▶ _INFORMATION SHOWN_:
#####
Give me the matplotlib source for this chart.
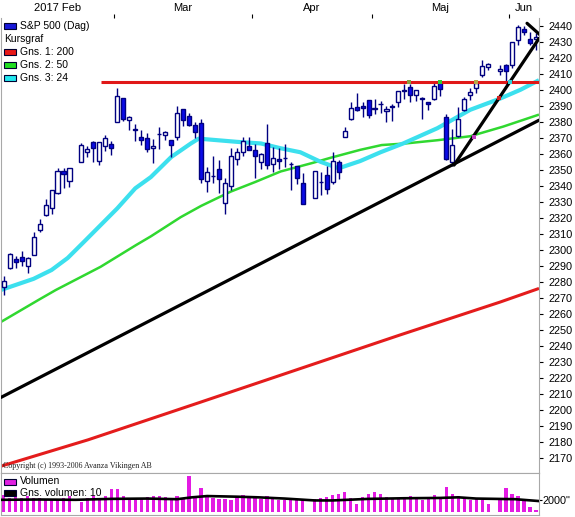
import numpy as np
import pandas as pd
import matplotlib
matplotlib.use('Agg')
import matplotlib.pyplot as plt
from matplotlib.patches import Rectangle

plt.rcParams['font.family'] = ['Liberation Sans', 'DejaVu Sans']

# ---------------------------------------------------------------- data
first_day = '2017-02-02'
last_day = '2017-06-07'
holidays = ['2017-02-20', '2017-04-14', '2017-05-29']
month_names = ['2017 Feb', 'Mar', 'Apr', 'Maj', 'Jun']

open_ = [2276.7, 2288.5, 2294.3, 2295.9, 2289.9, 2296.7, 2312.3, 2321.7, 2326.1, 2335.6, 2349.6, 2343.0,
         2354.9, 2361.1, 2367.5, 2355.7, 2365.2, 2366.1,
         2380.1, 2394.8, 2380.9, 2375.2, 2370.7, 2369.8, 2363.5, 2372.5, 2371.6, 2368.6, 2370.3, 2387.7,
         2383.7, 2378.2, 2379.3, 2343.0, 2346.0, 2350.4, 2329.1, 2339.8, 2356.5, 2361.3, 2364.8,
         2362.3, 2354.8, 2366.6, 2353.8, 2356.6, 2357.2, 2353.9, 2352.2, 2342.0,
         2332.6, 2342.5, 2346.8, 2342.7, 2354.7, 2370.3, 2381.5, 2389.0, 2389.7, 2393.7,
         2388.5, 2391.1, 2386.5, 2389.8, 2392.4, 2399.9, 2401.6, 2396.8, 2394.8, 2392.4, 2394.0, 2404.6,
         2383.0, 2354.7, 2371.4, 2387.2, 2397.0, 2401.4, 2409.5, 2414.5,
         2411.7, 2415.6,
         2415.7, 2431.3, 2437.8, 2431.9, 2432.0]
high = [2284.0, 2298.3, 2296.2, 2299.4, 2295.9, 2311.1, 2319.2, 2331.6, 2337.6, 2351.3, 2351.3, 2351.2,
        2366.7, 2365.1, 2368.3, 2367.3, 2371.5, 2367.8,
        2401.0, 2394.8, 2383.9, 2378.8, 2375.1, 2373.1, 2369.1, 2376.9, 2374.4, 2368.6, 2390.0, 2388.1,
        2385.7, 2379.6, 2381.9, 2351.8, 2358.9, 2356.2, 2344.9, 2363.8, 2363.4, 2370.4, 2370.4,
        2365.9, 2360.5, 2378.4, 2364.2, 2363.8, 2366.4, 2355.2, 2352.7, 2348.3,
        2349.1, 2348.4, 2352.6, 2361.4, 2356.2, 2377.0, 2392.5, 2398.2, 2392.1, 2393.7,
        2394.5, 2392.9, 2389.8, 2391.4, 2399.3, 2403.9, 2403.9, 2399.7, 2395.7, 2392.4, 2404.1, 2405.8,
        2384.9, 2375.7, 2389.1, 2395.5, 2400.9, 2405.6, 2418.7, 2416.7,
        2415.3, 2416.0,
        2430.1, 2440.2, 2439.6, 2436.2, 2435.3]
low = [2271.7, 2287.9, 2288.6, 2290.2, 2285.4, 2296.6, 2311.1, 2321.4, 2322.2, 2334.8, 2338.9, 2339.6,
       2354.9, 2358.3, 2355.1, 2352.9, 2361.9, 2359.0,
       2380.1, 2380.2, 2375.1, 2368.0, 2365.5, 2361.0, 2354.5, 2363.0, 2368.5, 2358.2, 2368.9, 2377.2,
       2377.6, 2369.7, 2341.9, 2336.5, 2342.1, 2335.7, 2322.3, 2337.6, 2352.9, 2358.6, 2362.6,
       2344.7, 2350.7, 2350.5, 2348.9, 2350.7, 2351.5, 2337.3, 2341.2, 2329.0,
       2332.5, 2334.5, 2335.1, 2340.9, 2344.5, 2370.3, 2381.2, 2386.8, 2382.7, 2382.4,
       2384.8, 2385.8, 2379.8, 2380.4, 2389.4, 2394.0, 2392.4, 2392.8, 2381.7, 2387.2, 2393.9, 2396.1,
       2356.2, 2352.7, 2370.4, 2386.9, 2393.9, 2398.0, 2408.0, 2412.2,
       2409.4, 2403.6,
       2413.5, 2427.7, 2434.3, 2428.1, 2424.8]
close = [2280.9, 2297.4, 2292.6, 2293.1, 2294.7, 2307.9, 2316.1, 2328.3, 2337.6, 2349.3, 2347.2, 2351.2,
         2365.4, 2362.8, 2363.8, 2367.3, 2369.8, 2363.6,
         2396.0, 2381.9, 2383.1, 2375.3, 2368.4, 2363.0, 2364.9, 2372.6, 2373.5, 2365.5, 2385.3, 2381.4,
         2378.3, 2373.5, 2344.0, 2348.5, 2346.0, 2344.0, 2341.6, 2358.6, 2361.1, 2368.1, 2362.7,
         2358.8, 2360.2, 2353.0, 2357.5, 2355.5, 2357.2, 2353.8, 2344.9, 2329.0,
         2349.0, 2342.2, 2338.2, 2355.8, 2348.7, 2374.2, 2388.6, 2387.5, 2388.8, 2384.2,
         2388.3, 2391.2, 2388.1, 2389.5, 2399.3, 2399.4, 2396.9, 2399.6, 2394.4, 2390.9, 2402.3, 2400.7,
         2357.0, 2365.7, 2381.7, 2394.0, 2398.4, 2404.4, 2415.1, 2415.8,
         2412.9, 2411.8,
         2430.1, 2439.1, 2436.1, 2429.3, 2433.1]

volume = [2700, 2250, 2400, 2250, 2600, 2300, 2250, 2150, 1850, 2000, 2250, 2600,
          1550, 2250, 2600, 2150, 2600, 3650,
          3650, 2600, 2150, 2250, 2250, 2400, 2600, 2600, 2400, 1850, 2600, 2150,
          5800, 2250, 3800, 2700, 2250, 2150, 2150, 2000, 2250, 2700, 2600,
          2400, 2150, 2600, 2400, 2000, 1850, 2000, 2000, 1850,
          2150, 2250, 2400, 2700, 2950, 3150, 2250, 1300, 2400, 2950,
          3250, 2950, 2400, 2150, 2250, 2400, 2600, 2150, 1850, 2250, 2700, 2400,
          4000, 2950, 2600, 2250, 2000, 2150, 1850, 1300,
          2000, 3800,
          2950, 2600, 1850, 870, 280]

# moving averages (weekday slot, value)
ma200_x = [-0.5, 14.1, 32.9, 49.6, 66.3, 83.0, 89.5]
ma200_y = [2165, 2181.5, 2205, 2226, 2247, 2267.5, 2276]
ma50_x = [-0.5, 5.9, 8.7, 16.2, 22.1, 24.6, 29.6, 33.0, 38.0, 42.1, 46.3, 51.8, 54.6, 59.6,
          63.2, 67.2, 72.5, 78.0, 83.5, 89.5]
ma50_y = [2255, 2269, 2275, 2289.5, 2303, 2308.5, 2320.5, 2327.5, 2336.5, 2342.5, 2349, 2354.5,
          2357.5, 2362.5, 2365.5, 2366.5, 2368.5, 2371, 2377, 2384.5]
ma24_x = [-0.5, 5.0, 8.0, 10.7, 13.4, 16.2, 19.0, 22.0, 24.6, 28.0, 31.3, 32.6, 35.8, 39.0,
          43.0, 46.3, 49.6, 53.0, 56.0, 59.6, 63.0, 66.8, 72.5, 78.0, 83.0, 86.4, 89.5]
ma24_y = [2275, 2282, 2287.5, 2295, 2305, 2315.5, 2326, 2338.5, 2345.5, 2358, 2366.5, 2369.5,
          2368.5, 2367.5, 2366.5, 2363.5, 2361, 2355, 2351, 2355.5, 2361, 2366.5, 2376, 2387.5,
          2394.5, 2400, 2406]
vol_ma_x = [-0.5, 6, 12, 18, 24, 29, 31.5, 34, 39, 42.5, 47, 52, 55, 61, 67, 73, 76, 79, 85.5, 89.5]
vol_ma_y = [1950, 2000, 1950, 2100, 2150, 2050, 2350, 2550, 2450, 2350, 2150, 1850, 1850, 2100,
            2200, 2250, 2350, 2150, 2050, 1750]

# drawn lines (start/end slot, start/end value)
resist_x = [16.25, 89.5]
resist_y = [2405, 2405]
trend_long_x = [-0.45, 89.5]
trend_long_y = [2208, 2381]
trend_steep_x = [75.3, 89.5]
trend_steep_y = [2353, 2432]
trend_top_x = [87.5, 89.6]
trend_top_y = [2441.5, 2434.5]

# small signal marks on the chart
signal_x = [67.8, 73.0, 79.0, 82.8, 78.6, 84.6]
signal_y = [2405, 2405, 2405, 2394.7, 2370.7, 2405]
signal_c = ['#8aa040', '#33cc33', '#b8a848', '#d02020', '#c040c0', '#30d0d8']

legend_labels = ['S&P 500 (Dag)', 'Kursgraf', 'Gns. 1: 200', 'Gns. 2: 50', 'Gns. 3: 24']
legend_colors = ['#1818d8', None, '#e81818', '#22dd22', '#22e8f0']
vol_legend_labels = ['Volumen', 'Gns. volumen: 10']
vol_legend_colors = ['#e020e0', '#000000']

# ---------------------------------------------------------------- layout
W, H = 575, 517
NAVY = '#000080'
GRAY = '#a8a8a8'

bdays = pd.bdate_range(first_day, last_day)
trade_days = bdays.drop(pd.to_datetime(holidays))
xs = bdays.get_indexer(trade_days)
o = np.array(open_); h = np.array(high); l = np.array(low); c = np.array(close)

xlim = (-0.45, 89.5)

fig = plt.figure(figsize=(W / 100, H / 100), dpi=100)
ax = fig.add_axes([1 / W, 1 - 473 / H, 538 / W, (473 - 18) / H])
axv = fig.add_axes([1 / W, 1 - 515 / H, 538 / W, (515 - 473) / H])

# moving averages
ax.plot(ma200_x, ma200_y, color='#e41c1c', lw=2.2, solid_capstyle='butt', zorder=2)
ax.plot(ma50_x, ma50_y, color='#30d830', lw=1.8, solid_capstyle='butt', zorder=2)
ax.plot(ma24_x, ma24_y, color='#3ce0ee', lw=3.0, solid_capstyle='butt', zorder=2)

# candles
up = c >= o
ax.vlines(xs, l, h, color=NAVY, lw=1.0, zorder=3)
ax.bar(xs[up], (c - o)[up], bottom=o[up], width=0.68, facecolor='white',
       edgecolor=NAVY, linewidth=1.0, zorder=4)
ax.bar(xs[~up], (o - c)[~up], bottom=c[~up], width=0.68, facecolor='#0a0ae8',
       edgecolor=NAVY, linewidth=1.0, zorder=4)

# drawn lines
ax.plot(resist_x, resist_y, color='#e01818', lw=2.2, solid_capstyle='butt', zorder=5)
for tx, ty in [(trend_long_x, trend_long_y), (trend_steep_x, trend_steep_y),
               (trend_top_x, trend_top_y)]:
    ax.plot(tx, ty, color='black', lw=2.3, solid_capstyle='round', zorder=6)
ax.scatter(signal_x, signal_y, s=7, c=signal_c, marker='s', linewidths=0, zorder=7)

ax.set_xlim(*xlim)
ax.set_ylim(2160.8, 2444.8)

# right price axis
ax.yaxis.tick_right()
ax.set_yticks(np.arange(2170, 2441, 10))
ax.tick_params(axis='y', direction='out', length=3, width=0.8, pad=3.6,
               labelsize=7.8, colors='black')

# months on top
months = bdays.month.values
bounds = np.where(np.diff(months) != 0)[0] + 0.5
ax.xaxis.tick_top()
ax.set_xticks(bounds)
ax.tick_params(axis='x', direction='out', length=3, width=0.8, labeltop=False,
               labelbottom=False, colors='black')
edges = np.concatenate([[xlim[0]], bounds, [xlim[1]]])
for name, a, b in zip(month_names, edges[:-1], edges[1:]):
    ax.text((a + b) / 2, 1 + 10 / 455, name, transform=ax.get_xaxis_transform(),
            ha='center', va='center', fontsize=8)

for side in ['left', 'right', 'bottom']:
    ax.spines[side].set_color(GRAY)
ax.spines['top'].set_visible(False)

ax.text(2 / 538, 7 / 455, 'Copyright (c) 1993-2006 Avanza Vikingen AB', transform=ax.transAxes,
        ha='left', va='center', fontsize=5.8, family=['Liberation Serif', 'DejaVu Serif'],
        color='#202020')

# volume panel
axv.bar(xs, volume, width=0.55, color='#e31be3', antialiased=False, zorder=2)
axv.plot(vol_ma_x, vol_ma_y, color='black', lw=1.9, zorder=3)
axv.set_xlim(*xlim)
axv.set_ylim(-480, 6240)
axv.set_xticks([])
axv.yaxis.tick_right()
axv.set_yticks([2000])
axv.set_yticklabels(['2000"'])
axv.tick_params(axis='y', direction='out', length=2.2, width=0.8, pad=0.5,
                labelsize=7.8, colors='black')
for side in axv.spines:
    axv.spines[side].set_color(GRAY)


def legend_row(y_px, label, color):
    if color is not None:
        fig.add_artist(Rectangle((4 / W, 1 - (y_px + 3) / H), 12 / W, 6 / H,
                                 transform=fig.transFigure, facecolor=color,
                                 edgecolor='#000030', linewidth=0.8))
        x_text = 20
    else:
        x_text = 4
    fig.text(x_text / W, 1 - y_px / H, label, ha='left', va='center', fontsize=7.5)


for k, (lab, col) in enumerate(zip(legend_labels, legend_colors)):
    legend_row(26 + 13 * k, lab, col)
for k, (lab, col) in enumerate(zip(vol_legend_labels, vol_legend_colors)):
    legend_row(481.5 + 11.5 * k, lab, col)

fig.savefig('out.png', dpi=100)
#####
▶ _WHAT TO PRODUCE_: Leave out the pictures. Transcribe only the lines above, from the first through the one that contains "month_names = ['2017".

▶ _SOLUTION TO THE EXERCISE_:
Give me the matplotlib source for this chart.
import numpy as np
import pandas as pd
import matplotlib
matplotlib.use('Agg')
import matplotlib.pyplot as plt
from matplotlib.patches import Rectangle

plt.rcParams['font.family'] = ['Liberation Sans', 'DejaVu Sans']

# ---------------------------------------------------------------- data
first_day = '2017-02-02'
last_day = '2017-06-07'
holidays = ['2017-02-20', '2017-04-14', '2017-05-29']
month_names = ['2017 Feb', 'Mar', 'Apr', 'Maj', 'Jun']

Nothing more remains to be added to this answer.